Hindalco's US Novelis, which recently acquired Aleris Corp., seems to be on a steady footing, but the concern is if the trade wars will affect volumes or profitability

Hindalco’s shares fell on Friday when it declared its Q1 results. Photo: AFPPremium
Hindalco’s shares fell on Friday when it declared its Q1 results. Photo: AFP

While Novelis Inc. was always an important part of Hindalco Industries Ltd’s consolidated financials, its relevance is set to increase. Firstly, Novelis is making significant investments in its operations, both to add to capacity and increase value addition. Its management said capital expenditure in FY19 is pegged at $450 million, or 3,105 crore. Then, the acquisition of Aleris Corp. itself will cost $2.58 billion.

In India, Hindalco is reaping the benefits of its investments in previous years, with no major capex plans lined up.

There is a 500 kilotonne expansion at its Utkal alumina facility while a new, continuous cast rod plant is lined for a ramp-up. As Novelis’s expansion and acquisition result in higher volumes, its importance in the consolidated mix will step up even further.

Consider the June quarter (Q1) results.

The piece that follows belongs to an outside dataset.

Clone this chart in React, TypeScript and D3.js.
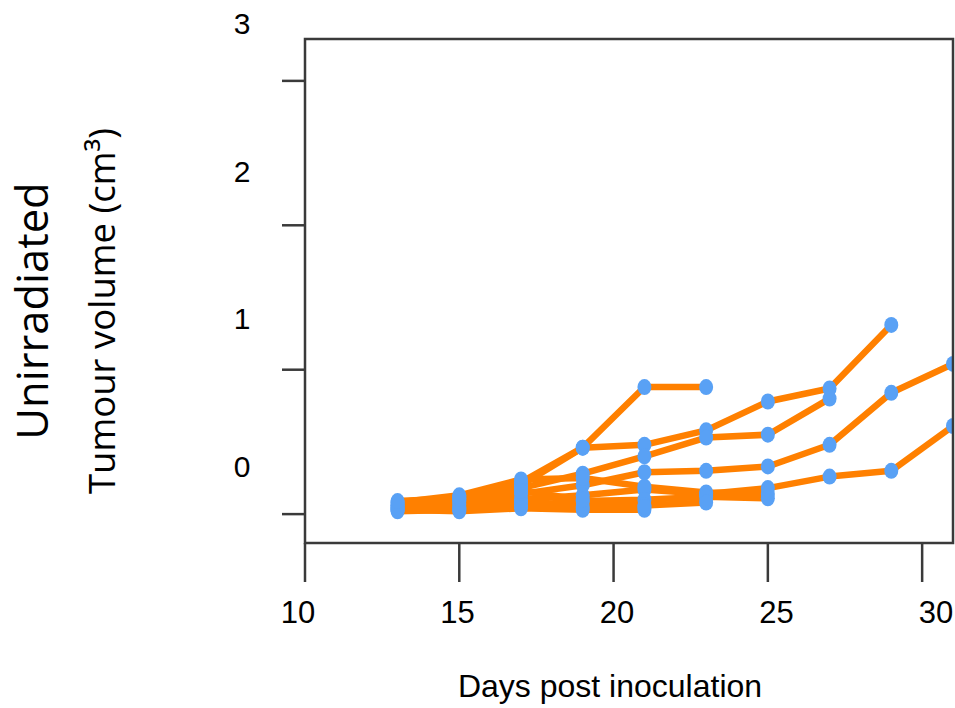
import React from "react";
import * as d3 from "d3";

const days = [13, 15, 17, 19, 21, 23, 25, 27, 29, 31];

const mouse1 = [0.07, 0.10, 0.22, 0.46, 0.88, 0.88];
const mouse2 = [0.05, 0.09, 0.20, 0.46, 0.48, 0.58, 0.78, 0.87, 1.31];
const mouse3 = [0.06, 0.12, 0.18, 0.28, 0.40, 0.53, 0.55, 0.80];
const mouse4 = [0.04, 0.07, 0.14, 0.20, 0.29, 0.30, 0.33, 0.48, 0.84, 1.04];
const mouse5 = [0.03, 0.05, 0.10, 0.13, 0.17, 0.14, 0.18, 0.26, 0.30, 0.61];
const mouse6 = [0.08, 0.13, 0.24, 0.25, 0.19, 0.15, 0.14];
const mouse7 = [0.02, 0.03, 0.06, 0.09, 0.10, 0.12, 0.11];
const mouse8 = [0.06, 0.04, 0.08, 0.05, 0.06, 0.08];
const mouse9 = [0.03, 0.02, 0.04, 0.03, 0.03];
const mouse10 = [0.09, 0.11, 0.16, 0.10, 0.05];

const allSeries = [mouse1, mouse2, mouse3, mouse4, mouse5, mouse6, mouse7, mouse8, mouse9, mouse10];

const xTicks = [10, 15, 20, 25, 30];
const yTicks = [0, 1, 2, 3];

const xTitle = "Days post inoculation";
const yTitle = "Tumour volume (cm³)";
const groupTitle = "Unirradiated";

const W = 955;
const H = 708;
const left = 305;
const right = 953;
const top = 39;
const bottom = 543;

const ORANGE = "#ff8000";
const BLUE = "#59a1f5";
const AXIS = "#3a3a3a";

export default function App() {
  const x = d3.scaleLinear().domain([10, 31]).range([left, right]);
  const y = d3.scaleLinear().domain([-0.2, 3.29]).range([bottom, top]);
  // label placement scales (labels sit offset from ticks in the reference)
  const xLab = d3.scaleLinear().domain([10, 30]).range([298, 936]);
  const yLab = d3.scaleLinear().domain([0, 3]).range([477, 34]);

  const line = d3
    .line<[number, number]>()
    .x((d) => x(d[0]))
    .y((d) => y(d[1]));

  const seriesPts = allSeries.map((s) => s.map((v, i) => [days[i], v] as [number, number]));

  return (
    <svg
      width={W}
      height={H}
      style={{ position: "absolute", left: 0, top: 0, background: "#fff" }}
    >
      <defs>
        <clipPath id="plot">
          <rect x={left} y={top} width={right - left} height={bottom - top} />
        </clipPath>
      </defs>

      <g clipPath="url(#plot)">
        {seriesPts.map((pts, i) => (
          <path
            key={"l" + i}
            d={line(pts) || ""}
            fill="none"
            stroke={ORANGE}
            strokeWidth={6.5}
            strokeLinejoin="round"
            strokeLinecap="round"
          />
        ))}
        {seriesPts.map((pts, i) =>
          pts.map((p, j) => (
            <ellipse
              key={"p" + i + "-" + j}
              cx={x(p[0])}
              cy={y(p[1])}
              rx={7}
              ry={8}
              fill={BLUE}
            />
          ))
        )}
      </g>

      {/* frame */}
      <rect
        x={left}
        y={top}
        width={right - left}
        height={bottom - top}
        fill="none"
        stroke={AXIS}
        strokeWidth={2.5}
      />

      {/* y ticks */}
      {yTicks.map((t) => (
        <g key={"yt" + t}>
          <line x1={282} x2={left} y1={y(t)} y2={y(t)} stroke={AXIS} strokeWidth={2.5} />
          <text
            x={242}
            y={yLab(t)}
            textAnchor="middle"
            fontFamily="Liberation Sans, Arial, sans-serif"
            fontSize={30}
            fill="#000"
          >
            {t}
          </text>
        </g>
      ))}

      {/* x ticks */}
      {xTicks.map((t) => (
        <g key={"xt" + t}>
          <line x1={x(t)} x2={x(t)} y1={bottom} y2={582} stroke={AXIS} strokeWidth={2.5} />
          <text
            x={xLab(t)}
            y={623}
            textAnchor="middle"
            fontFamily="Liberation Sans, Arial, sans-serif"
            fontSize={31}
            fill="#000"
          >
            {t}
          </text>
        </g>
      ))}

      <text
        x={610}
        y={697}
        textAnchor="middle"
        fontFamily="Liberation Sans, Arial, sans-serif"
        fontSize={32}
        fill="#000"
      >
        {xTitle}
      </text>

      <text
        transform="translate(48,311) rotate(-90)"
        textAnchor="middle"
        fontFamily="Open Sans, sans-serif"
        fontSize={43.5}
        fill="#000"
      >
        {groupTitle}
      </text>
      <text
        transform="translate(115,311) rotate(-90)"
        textAnchor="middle"
        fontFamily="Open Sans, sans-serif"
        fontSize={36.5}
        fill="#000"
      >
        {yTitle}
      </text>
    </svg>
  );
}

Hindalco’s India business—including Utkal alumina—saw its Ebitda (earnings before interest, taxes, depreciation and amortization) increase by 17.5% to 1,951crore and by 8% sequentially. In the same period, Novelis saw its adjusted Ebitda increase by 14.9% to $332 million, or 2,291 crore. As Novelis’s output increases over the next few years, and Aleris is combined, its Ebitda will go far ahead of the India business.

Novelis said trade-related fears and market disruption due to sanctions have not affected its business. This quarter, Ebitda rose despite output getting affected due to downtime at one of its customer sites and a truckers’ strike in Brazil that disrupted its supply chain. As the situation normalizes, it expects full-year output to normalize.

India remains a key part of the business as is visible in the current quarter as well. The aluminium business is the one driving performance, as the US sanctions on United Company Rusal Plc roiled the market. Aluminium and alumina prices have both risen as a result, adding to profitability, despite relatively flat output as it is operating at full capacity. Another tailwind for the Indian business was the depreciation of the rupee against the dollar.

However, the copper business Ebitda has been relatively flat. A maintenance shutdown at one smelter resulted in lower output, but this should recover. Also, the share of continuous cast rods will increase, as utilization ramps up. This should see profit benefit from higher and value-added output. But treatment and refining charges continue to trend lower, which is a dampener.

Its standalone results also showed a stable situation on the power and fuel costs. Reported net profit rose by 43% to 414 crore over a year ago, and by 9.8% sequentially. Since it sources alumina from its own subsidiary, this purchase cost affects standalone margins. The combined (Hindalco+Utkal) results show that profit doubled to 734 crore over a year ago and by 19% sequentially.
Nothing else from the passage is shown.